Low mapping rates, humann, shallow shotgun

Hi,
I am trying to figure out if I can get with humann3 descent info out from shallow shotgun metagenomics sequencing data of human stool samples, Novaseq paired-end 250 bp reads . For now it looks like I have high rates of unmapped reads.
I’m using humann v3.6, with MetaPhlAn version 4.0.3.
Command on the server to run concatenated kneaddata cleaned reads:
sbatch --ntasks=1 --cpus-per-task=5 -p shared-cpu -t 02:15:00 --mem=30000
humann --threads 5 --input cat_reads/MCS.fastq --output humann3_out_MCS/
–nucleotide-database .local/lib/python3.10/site-packages/humann/data/chocophlan
–protein-database .local/lib/python3.10/site-packages/humann/data/uniref

The sequencing depth ranges between 43000 reads (neg controls) to 5M reads per pair of reads, so in the end up to 10M reads per sample. This is a pilot of 40 samples, where we aimed to have ~2M reads per sample. Median per sample in total is 4327477 reads currently. After removing human reads etc with kneaddata median per sample 3834510.

After running humann, taking into consideration only samples that had in total (both read pairs) at least 2M reads, I have an median of 63.2% unmapped in the gene families file, ranging from 36 to 94 %.
I was thinking that the high percentage of unmapped could be linked to low read numbers, but there seems to be no clear correlation:
image

When I blasted (blastx) some of the diamond unaligned reads, I had various results, ranging from some reads not mapping anywhere, but many mapping just partially - as my reads are rather long 250bp :

I was wondering if I might have too long reads?? Or is it still potentially a problem of not having enough depth (though I saw somewhere mentioned that even with 1M you could get some results…) ?

Any advice on how to increase the mapping rate? Any advice on analyzing shallow shotgun data with humann3 - maybe changing some parameters would make sense?

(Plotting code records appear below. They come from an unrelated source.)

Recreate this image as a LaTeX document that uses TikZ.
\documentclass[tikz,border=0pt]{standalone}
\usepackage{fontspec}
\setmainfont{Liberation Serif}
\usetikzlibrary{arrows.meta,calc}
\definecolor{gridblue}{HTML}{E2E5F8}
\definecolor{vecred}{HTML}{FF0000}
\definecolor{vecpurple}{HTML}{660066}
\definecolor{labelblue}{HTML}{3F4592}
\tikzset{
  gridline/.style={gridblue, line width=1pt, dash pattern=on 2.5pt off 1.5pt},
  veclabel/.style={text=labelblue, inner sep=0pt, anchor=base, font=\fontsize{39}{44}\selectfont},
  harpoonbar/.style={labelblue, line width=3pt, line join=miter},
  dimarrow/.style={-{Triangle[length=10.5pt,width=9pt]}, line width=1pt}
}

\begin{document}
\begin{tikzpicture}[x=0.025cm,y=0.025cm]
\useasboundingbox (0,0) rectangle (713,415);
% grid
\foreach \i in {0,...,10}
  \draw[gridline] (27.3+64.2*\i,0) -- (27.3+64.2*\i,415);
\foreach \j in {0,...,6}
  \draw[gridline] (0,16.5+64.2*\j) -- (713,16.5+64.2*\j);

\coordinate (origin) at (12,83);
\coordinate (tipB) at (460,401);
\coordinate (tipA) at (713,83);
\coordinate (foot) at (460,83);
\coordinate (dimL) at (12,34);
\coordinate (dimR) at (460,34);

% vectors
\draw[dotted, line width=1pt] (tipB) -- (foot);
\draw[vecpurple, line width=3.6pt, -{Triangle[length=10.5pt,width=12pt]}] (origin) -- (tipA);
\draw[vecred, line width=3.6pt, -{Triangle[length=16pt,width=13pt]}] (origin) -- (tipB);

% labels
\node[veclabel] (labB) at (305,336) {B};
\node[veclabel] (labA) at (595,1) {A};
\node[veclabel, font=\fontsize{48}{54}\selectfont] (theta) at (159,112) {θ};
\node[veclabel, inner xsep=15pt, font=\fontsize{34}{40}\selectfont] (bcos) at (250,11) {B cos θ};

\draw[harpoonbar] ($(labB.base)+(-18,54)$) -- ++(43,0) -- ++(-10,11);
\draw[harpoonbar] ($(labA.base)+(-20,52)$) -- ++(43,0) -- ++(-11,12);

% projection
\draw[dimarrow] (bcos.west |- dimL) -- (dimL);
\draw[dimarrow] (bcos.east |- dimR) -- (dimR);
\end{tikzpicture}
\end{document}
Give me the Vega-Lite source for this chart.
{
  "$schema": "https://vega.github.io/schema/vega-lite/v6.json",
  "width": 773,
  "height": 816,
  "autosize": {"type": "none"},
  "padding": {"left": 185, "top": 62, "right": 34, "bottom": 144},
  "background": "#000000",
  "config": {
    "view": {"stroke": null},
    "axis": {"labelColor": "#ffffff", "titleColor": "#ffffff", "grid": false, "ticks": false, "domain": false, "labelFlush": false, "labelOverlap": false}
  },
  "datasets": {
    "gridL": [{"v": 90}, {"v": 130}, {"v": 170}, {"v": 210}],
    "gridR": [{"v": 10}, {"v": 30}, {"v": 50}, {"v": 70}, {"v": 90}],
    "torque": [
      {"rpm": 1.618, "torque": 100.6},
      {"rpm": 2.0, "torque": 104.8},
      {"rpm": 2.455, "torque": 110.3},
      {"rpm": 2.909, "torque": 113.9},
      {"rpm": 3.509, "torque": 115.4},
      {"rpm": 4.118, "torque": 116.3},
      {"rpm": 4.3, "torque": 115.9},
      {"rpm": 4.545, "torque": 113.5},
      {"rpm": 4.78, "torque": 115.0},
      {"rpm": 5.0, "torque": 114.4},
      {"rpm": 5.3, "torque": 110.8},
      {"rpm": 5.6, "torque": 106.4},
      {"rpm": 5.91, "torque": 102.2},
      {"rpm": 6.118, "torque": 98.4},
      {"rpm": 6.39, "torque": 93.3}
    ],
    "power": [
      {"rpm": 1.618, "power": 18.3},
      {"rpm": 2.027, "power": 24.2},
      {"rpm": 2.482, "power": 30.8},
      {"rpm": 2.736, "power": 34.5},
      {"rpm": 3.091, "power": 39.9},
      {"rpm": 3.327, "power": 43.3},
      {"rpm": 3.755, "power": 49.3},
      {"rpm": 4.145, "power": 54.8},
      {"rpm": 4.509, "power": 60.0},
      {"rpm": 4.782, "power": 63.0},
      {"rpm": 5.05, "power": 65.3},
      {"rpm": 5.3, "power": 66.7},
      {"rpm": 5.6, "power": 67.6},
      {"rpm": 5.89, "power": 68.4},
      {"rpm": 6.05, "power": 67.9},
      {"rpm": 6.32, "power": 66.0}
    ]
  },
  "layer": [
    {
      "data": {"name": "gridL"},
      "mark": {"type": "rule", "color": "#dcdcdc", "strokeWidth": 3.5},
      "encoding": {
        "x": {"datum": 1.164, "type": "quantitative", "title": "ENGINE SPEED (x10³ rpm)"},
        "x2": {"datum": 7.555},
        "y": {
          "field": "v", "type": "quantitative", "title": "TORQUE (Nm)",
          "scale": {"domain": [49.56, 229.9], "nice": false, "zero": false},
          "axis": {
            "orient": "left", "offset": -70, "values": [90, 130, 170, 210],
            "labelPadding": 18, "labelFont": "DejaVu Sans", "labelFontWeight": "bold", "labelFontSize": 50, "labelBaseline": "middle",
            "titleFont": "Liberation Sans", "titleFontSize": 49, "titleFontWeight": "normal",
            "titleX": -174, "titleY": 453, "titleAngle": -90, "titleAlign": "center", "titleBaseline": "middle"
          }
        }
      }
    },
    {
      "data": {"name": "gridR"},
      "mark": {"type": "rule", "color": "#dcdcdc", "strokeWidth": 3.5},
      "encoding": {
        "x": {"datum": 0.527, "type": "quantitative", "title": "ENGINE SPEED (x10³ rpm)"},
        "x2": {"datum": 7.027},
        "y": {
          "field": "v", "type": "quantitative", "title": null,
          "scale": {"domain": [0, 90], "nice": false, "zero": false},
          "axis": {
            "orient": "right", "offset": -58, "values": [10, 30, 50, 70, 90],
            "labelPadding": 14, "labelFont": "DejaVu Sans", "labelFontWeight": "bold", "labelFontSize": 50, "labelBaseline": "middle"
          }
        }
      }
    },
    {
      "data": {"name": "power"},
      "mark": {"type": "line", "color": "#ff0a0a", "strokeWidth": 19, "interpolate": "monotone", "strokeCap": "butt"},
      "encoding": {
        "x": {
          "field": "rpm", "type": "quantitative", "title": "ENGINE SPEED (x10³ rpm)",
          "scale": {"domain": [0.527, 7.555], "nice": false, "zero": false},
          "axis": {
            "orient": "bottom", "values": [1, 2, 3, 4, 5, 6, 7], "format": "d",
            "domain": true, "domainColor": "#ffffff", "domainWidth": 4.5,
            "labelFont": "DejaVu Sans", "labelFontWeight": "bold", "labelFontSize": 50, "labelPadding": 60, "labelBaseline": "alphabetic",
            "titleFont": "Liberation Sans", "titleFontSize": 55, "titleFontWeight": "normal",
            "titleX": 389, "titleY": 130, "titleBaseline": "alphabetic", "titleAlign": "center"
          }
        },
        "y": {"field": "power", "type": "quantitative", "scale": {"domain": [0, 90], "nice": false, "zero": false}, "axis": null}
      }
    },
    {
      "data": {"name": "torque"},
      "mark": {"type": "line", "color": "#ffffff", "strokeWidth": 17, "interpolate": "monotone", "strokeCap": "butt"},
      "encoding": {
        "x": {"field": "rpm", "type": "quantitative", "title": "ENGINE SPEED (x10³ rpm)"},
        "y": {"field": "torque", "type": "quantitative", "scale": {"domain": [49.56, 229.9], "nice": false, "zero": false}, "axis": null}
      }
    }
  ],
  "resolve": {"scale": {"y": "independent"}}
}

Thank you very much in advance!!
And have lovely holidays :slight_smile:
Rahel

Hello,

I’ve been having same issues, but with metatranscriptomic mice data. Are there any advices on how to adjust tool parameters in order to get better mapping rate?

Best,
Matija

1 Like

Hi Both - For shallow sequencing in particular, you may need to lower the coverage thresholds that HUMAnN uses by default to determine if a gene is present. For example, if a read hits a gene, that gene won’t be included in the output (and the read won’t count as mapped) unless 50% of the sites in that gene were hit by reads (default value). You can remove that filter by setting:

--translated-subject-coverage-threshold 0.0
--nucleotide-subject-coverage-threshold 0.0

I have a feeling that this is the main issue driving the low mapping rate. Separately, HUMAnN assumes that reads should align fully within target genes, and this becomes harder with longer reads. However, I would not expect the effect here to be extreme with reads of 250 nt vs. our more typical 100-150 nt (it will matter more when working with very long reads, say 1 knt or more).

That said, if you also want to relax this filter, you would probably need to use a local alignment mode in bowtie2 (e.g. passing --very-sensitive-local via the --bowtie2-options flag) and tone down the following two parameters:

--nucleotide-query-coverage-threshold 50.0
--translated-query-coverage-threshold 50.0

The above setting would require HALF of a read to align within a target gene to count as mapped. The default is 90% (~all of the read).